Directive
Leave out the pictures and restate the rest of the data exactly.
───── Stored data ─────
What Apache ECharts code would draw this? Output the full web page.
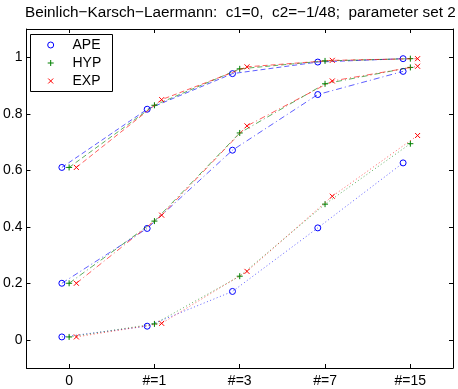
<!DOCTYPE html>
<html><head><meta charset="utf-8">
<script src="https://cdn.jsdelivr.net/npm/echarts@6/dist/echarts.min.js"></script>
<style>html,body{margin:0;padding:0;background:#fff}#c{width:458px;height:389px}</style>
</head><body><div id="c"></div>
<script>
var titleText = 'Beinlich\u2212Karsch\u2212Laermann:  c1=0,  c2=\u22121/48;  parameter set 2';
var categories = ['0', '#=1', '#=3', '#=7', '#=15'];
var yTicks = [0, 0.2, 0.4, 0.6, 0.8, 1];
var methods = ['APE', 'HYP', 'EXP'];
var offsets = { APE: -0.085, HYP: 0, EXP: 0.085 };

// top set (dashed)
var apeTop = [0.61, 0.816, 0.942, 0.983, 0.995];
var hypTop = [0.61, 0.830, 0.959, 0.987, 0.995];
var expTop = [0.61, 0.850, 0.966, 0.989, 0.995];
// middle set (dash-dot)
var apeMid = [0.20, 0.394, 0.671, 0.868, 0.950];
var hypMid = [0.20, 0.420, 0.732, 0.906, 0.964];
var expMid = [0.20, 0.441, 0.757, 0.916, 0.968];
// bottom set (dotted)
var apeLow = [0.01, 0.048, 0.171, 0.396, 0.626];
var hypLow = [0.01, 0.056, 0.225, 0.480, 0.694];
var expLow = [0.01, 0.058, 0.242, 0.508, 0.723];

var FONT = '"Liberation Sans", Arial, Helvetica, sans-serif';
var colors = { APE: '#0000ff', HYP: '#008000', EXP: '#ff0000' };
var symbols = {
  APE: 'circle',
  HYP: 'path://M0,5L10,5M5,0L5,10',
  EXP: 'path://M0,0L10,10M10,0L0,10'
};
var sizes = { APE: 6, HYP: 6, EXP: 5 };
var dashes = { top: [5, 3], mid: [6, 3, 1, 3], low: [1, 2.5] };

var sets = [
  { key: 'top', APE: apeTop, HYP: hypTop, EXP: expTop },
  { key: 'mid', APE: apeMid, HYP: hypMid, EXP: expMid },
  { key: 'low', APE: apeLow, HYP: hypLow, EXP: expLow }
];

var series = [];
sets.forEach(function (s) {
  methods.forEach(function (m) {
    series.push({
      name: m,
      type: 'line',
      xAxisIndex: 0, yAxisIndex: 0,
      data: s[m].map(function (v, i) { return [i + offsets[m], v]; }),
      symbol: symbols[m],
      symbolSize: sizes[m],
      showSymbol: true,
      lineStyle: { color: colors[m], width: 0.9, type: dashes[s.key], opacity: 0.7 },
      itemStyle: { color: 'rgba(0,0,0,0)', borderColor: colors[m], borderWidth: 1 },
      z: m === 'EXP' ? 4 : (m === 'HYP' ? 3 : 2)
    });
  });
});

var tickIdx = categories.map(function (c, i) { return i; });

// legend drawn as a framed box (entry layout)
var legendX = 30, legendY = 34, legendW = 82, legendH = 57;
var legendRowY = [45, 63, 81];
var legendIconX = 50.7, legendTextX = 72.5;
var legendEls = [{
  type: 'rect', z: 100,
  shape: { x: legendX + 0.5, y: legendY + 0.5, width: legendW, height: legendH },
  style: { fill: '#fff', stroke: '#000', lineWidth: 1 }
}];
function seg(x1, y1, x2, y2, c) {
  return { type: 'line', z: 101, shape: { x1: x1, y1: y1, x2: x2, y2: y2 }, style: { stroke: c, lineWidth: 1 } };
}
methods.forEach(function (m, i) {
  var cy = legendRowY[i], cx = legendIconX;
  if (m === 'APE') {
    legendEls.push({ type: 'circle', z: 101, shape: { cx: cx, cy: cy, r: 3 }, style: { fill: 'none', stroke: colors[m], lineWidth: 1 } });
  } else if (m === 'HYP') {
    legendEls.push(seg(cx - 3, cy, cx + 3, cy, colors[m]));
    legendEls.push(seg(cx, cy - 3, cx, cy + 3, colors[m]));
  } else {
    legendEls.push(seg(cx - 2.5, cy - 2.5, cx + 2.5, cy + 2.5, colors[m]));
    legendEls.push(seg(cx + 2.5, cy - 2.5, cx - 2.5, cy + 2.5, colors[m]));
  }
  legendEls.push({
    type: 'text', z: 101, x: legendTextX, y: cy,
    style: { text: m, fill: '#000', font: '14px ' + FONT, verticalAlign: 'middle' }
  });
});

var chart = echarts.init(document.getElementById('c'), null, { renderer: 'canvas' });
chart.setOption({
  animation: false,
  backgroundColor: '#fff',
  textStyle: { fontFamily: FONT },
  title: {
    text: titleText,
    left: 25, top: 5,
    padding: 0,
    textStyle: { fontSize: 15.3, fontWeight: 'normal', color: '#000', fontFamily: FONT }
  },
  graphic: legendEls,
  grid: { left: 25, right: 5, top: 29, bottom: 21, containLabel: false },
  xAxis: [
    {
      type: 'value', min: -0.5, max: 4.5, position: 'bottom',
      splitLine: { show: false },
      axisLine: { show: true, onZero: false, lineStyle: { color: '#000', width: 1 } },
      axisTick: { show: true, inside: true, length: 4, customValues: tickIdx, lineStyle: { color: '#000' } },
      axisLabel: { show: true, customValues: tickIdx, margin: 6, fontSize: 14, color: '#000', fontFamily: FONT,
        formatter: function (v) { return categories[Math.round(v)]; } }
    },
    {
      type: 'value', min: -0.5, max: 4.5, position: 'top',
      splitLine: { show: false },
      axisLine: { show: true, onZero: false, lineStyle: { color: '#000', width: 1 } },
      axisTick: { show: true, inside: true, length: 4, customValues: tickIdx, lineStyle: { color: '#000' } },
      axisLabel: { show: false }
    }
  ],
  yAxis: [
    {
      type: 'value', min: -0.1, max: 1.1, position: 'left',
      splitLine: { show: false },
      axisLine: { show: true, onZero: false, lineStyle: { color: '#000', width: 1 } },
      axisTick: { show: true, inside: true, length: 4, customValues: yTicks, lineStyle: { color: '#000' } },
      axisLabel: { show: true, customValues: yTicks, margin: 4, fontSize: 14, color: '#000', fontFamily: FONT,
        formatter: function (v) { return String(Math.round(v * 10) / 10); } }
    },
    {
      type: 'value', min: -0.1, max: 1.1, position: 'right',
      splitLine: { show: false },
      axisLine: { show: true, onZero: false, lineStyle: { color: '#000', width: 1 } },
      axisTick: { show: true, inside: true, length: 4, customValues: yTicks, lineStyle: { color: '#000' } },
      axisLabel: { show: false }
    }
  ],
  series: series
});
</script></body></html>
─────
Exercise solution
What Apache ECharts code would draw this? Output the full web page.
<!DOCTYPE html>
<html><head><meta charset="utf-8">
<script src="https://cdn.jsdelivr.net/npm/echarts@6/dist/echarts.min.js"></script>
<style>html,body{margin:0;padding:0;background:#fff}#c{width:458px;height:389px}</style>
</head><body><div id="c"></div>
<script>
var titleText = 'Beinlich\u2212Karsch\u2212Laermann:  c1=0,  c2=\u22121/48;  parameter set 2';
var categories = ['0', '#=1', '#=3', '#=7', '#=15'];
var yTicks = [0, 0.2, 0.4, 0.6, 0.8, 1];
var methods = ['APE', 'HYP', 'EXP'];
var offsets = { APE: -0.085, HYP: 0, EXP: 0.085 };

// top set (dashed)
var apeTop = [0.61, 0.816, 0.942, 0.983, 0.995];
var hypTop = [0.61, 0.830, 0.959, 0.987, 0.995];
var expTop = [0.61, 0.850, 0.966, 0.989, 0.995];
// middle set (dash-dot)
var apeMid = [0.20, 0.394, 0.671, 0.868, 0.950];
var hypMid = [0.20, 0.420, 0.732, 0.906, 0.964];
var expMid = [0.20, 0.441, 0.757, 0.916, 0.968];
// bottom set (dotted)
var apeLow = [0.01, 0.048, 0.171, 0.396, 0.626];
var hypLow = [0.01, 0.056, 0.225, 0.480, 0.694];
var expLow = [0.01, 0.058, 0.242, 0.508, 0.723];

var FONT = '"Liberation Sans", Arial, Helvetica, sans-serif';
var colors = { APE: '#0000ff', HYP: '#008000', EXP: '#ff0000' };
var symbols = {
  APE: 'circle',
  HYP: 'path://M0,5L10,5M5,0L5,10',
  EXP: 'path://M0,0L10,10M10,0L0,10'
};
var sizes = { APE: 6, HYP: 6, EXP: 5 };
var dashes = { top: [5, 3], mid: [6, 3, 1, 3], low: [1, 2.5] };

var sets = [
  { key: 'top', APE: apeTop, HYP: hypTop, EXP: expTop },
  { key: 'mid', APE: apeMid, HYP: hypMid, EXP: expMid },
  { key: 'low', APE: apeLow, HYP: hypLow, EXP: expLow }
];

var series = [];
sets.forEach(function (s) {
  methods.forEach(function (m) {
    series.push({
      name: m,
      type: 'line',
      xAxisIndex: 0, yAxisIndex: 0,
      data: s[m].map(function (v, i) { return [i + offsets[m], v]; }),
      symbol: symbols[m],
      symbolSize: sizes[m],
      showSymbol: true,
      lineStyle: { color: colors[m], width: 0.9, type: dashes[s.key], opacity: 0.7 },
      itemStyle: { color: 'rgba(0,0,0,0)', borderColor: colors[m], borderWidth: 1 },
      z: m === 'EXP' ? 4 : (m === 'HYP' ? 3 : 2)
    });
  });
});

var tickIdx = categories.map(function (c, i) { return i; });

// legend drawn as a framed box (entry layout)
var legendX = 30, legendY = 34, legendW = 82, legendH = 57;
var legendRowY = [45, 63, 81];
var legendIconX = 50.7, legendTextX = 72.5;
var legendEls = [{
  type: 'rect', z: 100,
  shape: { x: legendX + 0.5, y: legendY + 0.5, width: legendW, height: legendH },
  style: { fill: '#fff', stroke: '#000', lineWidth: 1 }
}];
function seg(x1, y1, x2, y2, c) {
  return { type: 'line', z: 101, shape: { x1: x1, y1: y1, x2: x2, y2: y2 }, style: { stroke: c, lineWidth: 1 } };
}
methods.forEach(function (m, i) {
  var cy = legendRowY[i], cx = legendIconX;
  if (m === 'APE') {
    legendEls.push({ type: 'circle', z: 101, shape: { cx: cx, cy: cy, r: 3 }, style: { fill: 'none', stroke: colors[m], lineWidth: 1 } });
  } else if (m === 'HYP') {
    legendEls.push(seg(cx - 3, cy, cx + 3, cy, colors[m]));
    legendEls.push(seg(cx, cy - 3, cx, cy + 3, colors[m]));
  } else {
    legendEls.push(seg(cx - 2.5, cy - 2.5, cx + 2.5, cy + 2.5, colors[m]));
    legendEls.push(seg(cx + 2.5, cy - 2.5, cx - 2.5, cy + 2.5, colors[m]));
  }
  legendEls.push({
    type: 'text', z: 101, x: legendTextX, y: cy,
    style: { text: m, fill: '#000', font: '14px ' + FONT, verticalAlign: 'middle' }
  });
});

var chart = echarts.init(document.getElementById('c'), null, { renderer: 'canvas' });
chart.setOption({
  animation: false,
  backgroundColor: '#fff',
  textStyle: { fontFamily: FONT },
  title: {
    text: titleText,
    left: 25, top: 5,
    padding: 0,
    textStyle: { fontSize: 15.3, fontWeight: 'normal', color: '#000', fontFamily: FONT }
  },
  graphic: legendEls,
  grid: { left: 25, right: 5, top: 29, bottom: 21, containLabel: false },
  xAxis: [
    {
      type: 'value', min: -0.5, max: 4.5, position: 'bottom',
      splitLine: { show: false },
      axisLine: { show: true, onZero: false, lineStyle: { color: '#000', width: 1 } },
      axisTick: { show: true, inside: true, length: 4, customValues: tickIdx, lineStyle: { color: '#000' } },
      axisLabel: { show: true, customValues: tickIdx, margin: 6, fontSize: 14, color: '#000', fontFamily: FONT,
        formatter: function (v) { return categories[Math.round(v)]; } }
    },
    {
      type: 'value', min: -0.5, max: 4.5, position: 'top',
      splitLine: { show: false },
      axisLine: { show: true, onZero: false, lineStyle: { color: '#000', width: 1 } },
      axisTick: { show: true, inside: true, length: 4, customValues: tickIdx, lineStyle: { color: '#000' } },
      axisLabel: { show: false }
    }
  ],
  yAxis: [
    {
      type: 'value', min: -0.1, max: 1.1, position: 'left',
      splitLine: { show: false },
      axisLine: { show: true, onZero: false, lineStyle: { color: '#000', width: 1 } },
      axisTick: { show: true, inside: true, length: 4, customValues: yTicks, lineStyle: { color: '#000' } },
      axisLabel: { show: true, customValues: yTicks, margin: 4, fontSize: 14, color: '#000', fontFamily: FONT,
        formatter: function (v) { return String(Math.round(v * 10) / 10); } }
    },
    {
      type: 'value', min: -0.1, max: 1.1, position: 'right',
      splitLine: { show: false },
      axisLine: { show: true, onZero: false, lineStyle: { color: '#000', width: 1 } },
      axisTick: { show: true, inside: true, length: 4, customValues: yTicks, lineStyle: { color: '#000' } },
      axisLabel: { show: false }
    }
  ],
  series: series
});
</script></body></html>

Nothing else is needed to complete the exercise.